The statesman whose pen rivaled his oratory, who defended a collapsing Republic with philosophy, politics, and a fierce devotion to liberty.
Cicero was born in Arpinum, far from Rome’s aristocratic circles. Yet from early on he showed an astonishing ability with language, memory, and argument. In an age when lineage determined destiny, Cicero rose through sheer intellect — a “new man,” the first in his family to enter the Senate.
He studied under Rome’s finest teachers, absorbing Greek philosophy, rhetoric, and law. Once he began pleading cases, even his rivals admitted that his talent was unprecedented. His voice shaped the Roman courts, and later, the Roman state itself.

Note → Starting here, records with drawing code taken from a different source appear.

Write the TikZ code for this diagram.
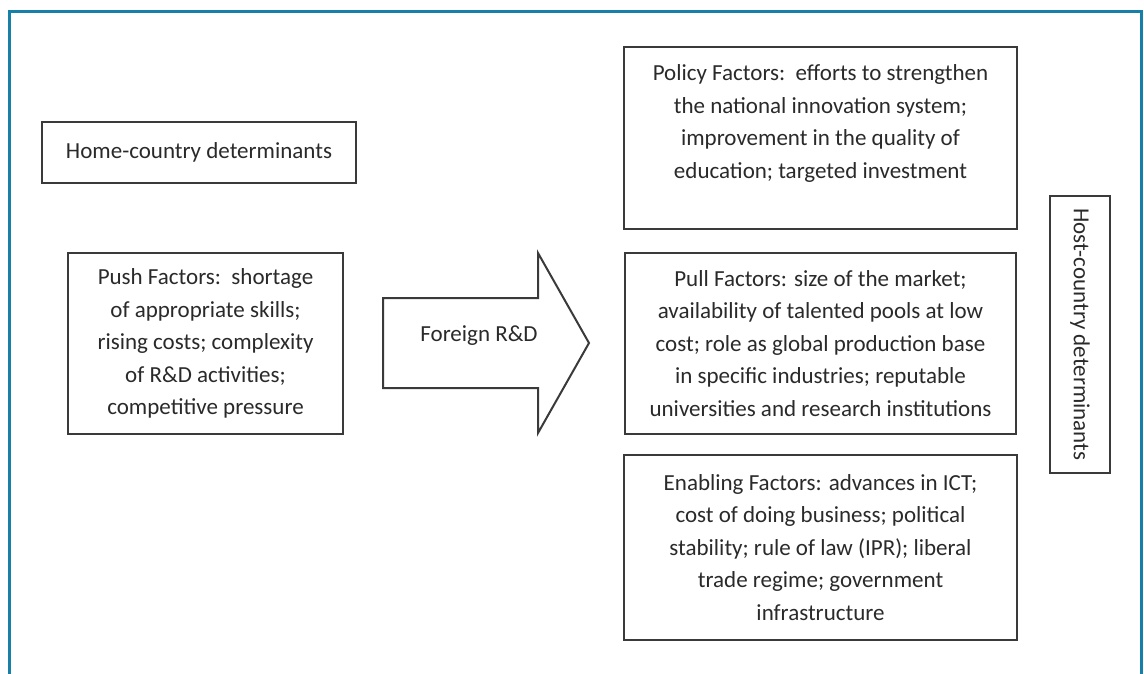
\documentclass[tikz,border=0pt]{standalone}
\usepackage{fontspec}
\setmainfont{Carlito}
\usepackage{xcolor}
\usepackage{tikz}
\usetikzlibrary{positioning}
\definecolor{frameteal}{HTML}{1780A8}
\definecolor{boxline}{HTML}{3A3A3A}
\definecolor{txtgray}{HTML}{2A2A2A}

\begin{document}
\begin{tikzpicture}[
  x=1pt, y=-1pt,
  factorbox/.style={rectangle, draw=boxline, line width=2pt, fill=white, align=center, inner sep=0pt,
    font=\fontsize{23pt}{32.5pt}\selectfont\color{txtgray}},
  labelbox/.style={factorbox},
  shaftarr/.style={draw=boxline, line width=2pt, fill=white, line join=miter},
]
% canvas in pixel units, y running downwards
\useasboundingbox (0,0) rectangle (1144,673);
\draw[frameteal, line width=3pt] (9,690) -- (9,11) -- (1141.5,11) -- (1141.5,690);

% Home side
\node[labelbox, minimum width=314pt, minimum height=61pt] (home) at (199,152.5) {Home-country determinants};
\node[factorbox, minimum width=275pt, minimum height=181pt] (push) at (205.5,343.5)
  {Push Factors:\ \ shortage\\ of appropriate skills;\\ rising costs; complexity\\ of R\&D activities;\\ competitive pressure};

% Big arrow in the middle
\draw[shaftarr] (383,298) -- (538,298) -- (538,253) -- (589,343) -- (538,433) -- (538,388) -- (383,388) -- cycle;
\node[font=\fontsize{23pt}{32.5pt}\selectfont\color{txtgray}] (rnd) at (479,336) {Foreign R\&D};

% Host side: three factor groups
\node[factorbox, minimum width=393pt, minimum height=182pt] (policy) at (820.5,138)
  {Policy Factors:\ \ efforts to strengthen\\ the national innovation system;\\ improvement in the quality of\\ education; targeted investment\\ \mbox{}};
\node[factorbox, minimum width=391pt, minimum height=181pt] (pull) at (820.5,343.5)
  {Pull Factors: size of the market;\\ availability of talented pools at low\\ cost; role as global production base\\ in specific industries; reputable\\ universities and research institutions};
\node[factorbox, minimum width=393pt, minimum height=185pt] (enabling) at (820.5,547.5)
  {Enabling Factors: advances in ICT;\\ cost of doing business; political\\ stability; rule of law (IPR); liberal\\ trade regime; government\\ infrastructure};
\node[labelbox, rotate=-90, minimum width=277pt, minimum height=60pt] (host) at (1080,334.5) {Host-country determinants};
\end{tikzpicture}
\end{document}
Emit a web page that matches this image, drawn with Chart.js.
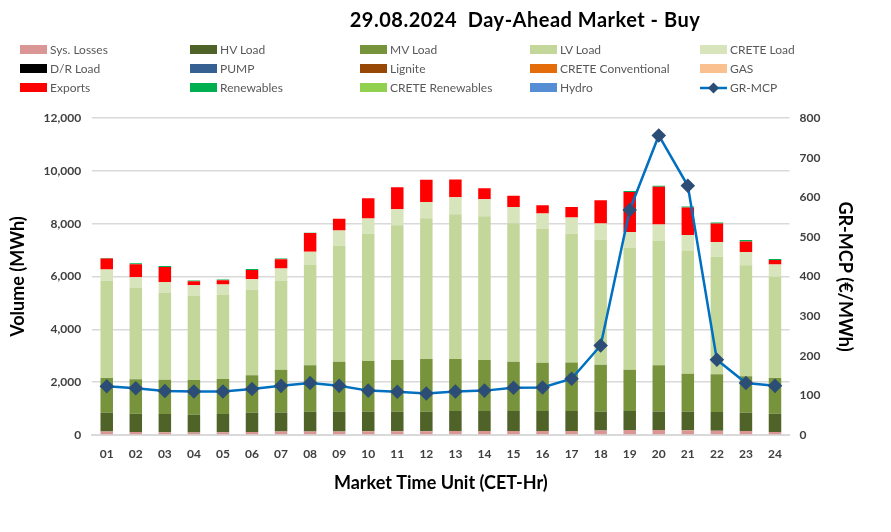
<!DOCTYPE html>
<html>
<head>
<meta charset="utf-8">
<script src="https://cdn.jsdelivr.net/npm/chart.js@4"></script>
<style>
  body { margin: 0; background: #fff; }
  #wrap { position: relative; width: 891px; height: 532px; font-family: Lato, "Open Sans", sans-serif; }
  #title { position: absolute; top: 7px; left: 525px; transform: translateX(-50%); white-space: nowrap;
           font-weight: bold; font-size: 20px; letter-spacing: 0.5px; color: #000; }
  #legend { position: absolute; top: 41px; left: 20px; width: 860px; }
  .item { position: absolute; height: 18px; line-height: 18px; font-size: 12px; color: #595959; white-space: nowrap; }
  .box { display: inline-block; width: 27px; height: 9px; vertical-align: middle; margin-right: 3px; margin-top: -2px; }
</style>
</head>
<body>
<div id="wrap">
  <canvas id="canvas" width="891" height="532"></canvas>
  <div id="title">29.08.2024&nbsp; Day-Ahead Market - Buy</div>
  <div id="legend"></div>
</div>
<script>
var hours = ['01','02','03','04','05','06','07','08','09','10','11','12','13','14','15','16','17','18','19','20','21','22','23','24'];

// MWh per market time unit
var sysLosses  = [130,110,100,90,100,110,130,130,130,140,140,140,150,150,150,150,150,170,190,190,180,160,150,110];
var hvLoad     = [711,693,691,676,691,731,723,749,749,739,739,739,754,754,754,754,754,709,714,701,699,706,691,693];
var mvLoad     = [1318,1305,1305,1317,1330,1418,1619,1757,1895,1920,1957,1995,1970,1932,1870,1832,1844,1782,1568,1745,1443,1431,1380,1356];
var lvLoad     = [3677,3452,3301,3201,3175,3238,3376,3802,4392,4819,5108,5334,5484,5447,5245,5058,4870,4731,4606,4731,4643,4455,4205,3827];
var creteLoad  = [426,414,389,389,402,402,452,502,577,577,603,615,640,640,615,589,615,615,603,602,603,552,502,465];
var drLoad     = [0,0,0,0,0,0,0,0,0,0,0,0,0,0,0,0,0,0,0,0,0,0,0,0];
var pump       = [0,0,0,0,0,0,0,0,0,0,0,0,0,0,0,0,0,0,0,0,0,0,0,0];
var lignite    = [0,0,0,0,0,0,0,0,0,0,0,0,0,0,0,0,0,0,0,0,0,0,0,0];
var creteConv  = [0,0,0,0,0,0,0,0,0,0,0,0,0,0,0,0,0,0,0,0,0,0,0,0];
var gas        = [0,0,0,0,0,0,0,0,0,0,0,0,0,0,0,0,0,0,0,0,0,0,0,0];
var exportsBuy = [415,489,577,150,163,351,352,703,440,766,828,841,678,414,427,314,401,878,1518,1431,1041,703,401,176];
var renewables = [25,38,30,25,25,30,25,12,0,0,0,0,0,0,0,0,0,0,38,38,38,38,50,37];
var creteRenew = [0,0,0,0,0,0,0,0,0,0,0,0,0,0,0,0,0,0,0,0,0,0,0,0];
var hydro      = [0,0,0,0,0,0,0,0,0,0,0,0,0,0,0,0,0,0,0,0,0,0,0,0];

// GR-MCP €/MWh
var mcp = [123,118,111,110,110,116,124,131,124,112,109,105,110,112,119,120,142,226,568,756,629,190,131,124];

var barSeries = [
  ['Sys. Losses', sysLosses, '#DA9694'],
  ['HV Load', hvLoad, '#4F6228'],
  ['MV Load', mvLoad, '#77933C'],
  ['LV Load', lvLoad, '#C4D79B'],
  ['CRETE Load', creteLoad, '#D8E4BC'],
  ['D/R Load', drLoad, '#000000'],
  ['PUMP', pump, '#376092'],
  ['Lignite', lignite, '#974806'],
  ['CRETE Conventional', creteConv, '#E46C0A'],
  ['GAS', gas, '#FAC090'],
  ['Exports', exportsBuy, '#FF0000'],
  ['Renewables', renewables, '#00B050'],
  ['CRETE Renewables', creteRenew, '#92D050'],
  ['Hydro', hydro, '#558ED5']
];

var datasets = barSeries.map(function (s) {
  return {
    type: 'bar',
    label: s[0],
    data: s[1],
    backgroundColor: s[2],
    yAxisID: 'y',
    stack: 'buy',
    order: 1,
    barPercentage: 0.43,
    categoryPercentage: 1
  };
});

datasets.push({
  type: 'line',
  label: 'GR-MCP',
  data: mcp,
  yAxisID: 'y1',
  borderColor: '#0070C0',
  borderWidth: 2.5,
  pointStyle: 'rectRot',
  pointRadius: 5.5,
  pointBackgroundColor: '#2C4D75',
  pointBorderColor: '#2C4D75',
  tension: 0,
  order: 0
});

// legend as a 5-column grid like the original
var leg = document.getElementById('legend');
datasets.forEach(function (d, i) {
  var el = document.createElement('div');
  el.className = 'item';
  el.style.left = (i % 5) * 170 + 'px';
  el.style.top = Math.floor(i / 5) * 19 + 'px';
  if (d.type === 'line') {
    el.innerHTML = '<svg width="27" height="12" style="vertical-align:middle;margin-right:3px;margin-top:-2px">' +
      '<line x1="0" y1="6" x2="27" y2="6" stroke="#0070C0" stroke-width="2.5"/>' +
      '<polygon points="13.5,0.5 19,6 13.5,11.5 8,6" fill="#2C4D75"/></svg>' + d.label;
  } else {
    el.innerHTML = '<span class="box" style="background:' + d.backgroundColor + '"></span>' + d.label;
  }
  leg.appendChild(el);
});

var tickFont = { family: 'Lato', size: 12, weight: 'bold' };
var titleFont = { family: 'Lato', size: 18, weight: 'bold' };

const ctx = document.getElementById('canvas');
const myChart = new Chart(ctx, {
  data: {
    labels: hours,
    datasets: datasets
  },
  options: {
    responsive: false,
    animation: false,
    layout: { padding: { top: 118, left: 3, right: 27, bottom: 34 } },
    plugins: {
      legend: { display: false },
      title: { display: false },
      tooltip: { enabled: false }
    },
    scales: {
      x: {
        stacked: true,
        grid: { display: false },
        border: { color: '#D9D9D9', width: 2 },
        ticks: { color: '#404040', font: tickFont, padding: 4 },
        title: { display: true, text: 'Market Time Unit (CET-Hr)', color: '#000', font: titleFont, padding: { top: 7 } }
      },
      y: {
        stacked: true,
        position: 'left',
        min: 0,
        max: 12000,
        ticks: { stepSize: 2000, color: '#404040', font: tickFont, padding: 11 },
        grid: { color: '#D9D9D9', lineWidth: 1.5, drawTicks: false },
        border: { display: false },
        title: { display: true, text: 'Volume (MWh)', color: '#000', font: titleFont, padding: { bottom: 4 } }
      },
      y1: {
        position: 'right',
        min: 0,
        max: 800,
        ticks: { stepSize: 100, color: '#404040', font: tickFont, padding: 2 },
        grid: { display: false },
        border: { display: false },
        title: { display: true, text: 'GR-MCP (€/MWh)', color: '#000', font: titleFont, padding: { top: 8, bottom: 12 } }
      }
    }
  }
});
</script>
</body>
</html>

“To be ignorant of what occurred before you were born is to remain always a child.”
Cicero lived during the collapse of the Roman Republic — a time of civil wars, ambitious generals, and political violence. He believed deeply in constitutional government, rule of law, and the moral duty of citizens to protect the state.
While navigating this chaos, Cicero turned to philosophy as both refuge and guide. He translated and adapted Greek ideas into elegant Latin, giving Rome — and later the West — a philosophical vocabulary capable of expressing ethics, politics, and human nature with clarity.
“The welfare of the people is the highest law.”
Cicero believed the good life was grounded in virtue — courage, justice, moderation, and practical wisdom. For him, philosophy was not an escape from politics but its moral core. Statesmen must act with integrity, and citizens must cultivate character if liberty is to survive.
His most influential moral work, On Duties, became a guidebook for leaders from the Renaissance to the Founding Fathers of the United States. It argues that true honor is inseparable from the common good.
“Within the character of the citizen lies the fate of the Republic.”
Few figures in history command language the way Cicero did. He perfected the periodic sentence — elaborate, rhythmic, tightly structured — and used it as both weapon and art. His orations against Catiline, his defenses in the courts, and his philosophical dialogues all bear the same mark: language sharpened to a point.
His works shaped the study of rhetoric for two millennia and helped define what it meant to speak persuasively in public life.
“Rhetoric is speech designed to persuade.”
Cicero opposed Julius Caesar’s centralization of power, believing it threatened the Republic. After Caesar’s assassination, Cicero briefly hoped the old order might be restored. Instead, he found himself targeted by Mark Antony, whom he condemned in a series of blistering speeches known as the Philippics.
For his defiance, Cicero was executed in 43 BCE. His severed hands and head were displayed in the Forum — a grim acknowledgment of how dangerous his voice had become.
“I defended the Republic when it stood; I will not desert her when she falls.”
Cicero bridged Greek philosophy and Roman statesmanship. His works became foundational for Western political theory, moral thought, and literary style. Generations of thinkers — Augustine, Petrarch, Machiavelli, Milton, and many others — studied him as a model of the philosopher-statesman.
His vision of a republic grounded in virtue, law, and the dignity of reason still resonates wherever people wrestle with the tension between power and principle.
“Freedom is a possession of inestimable value.”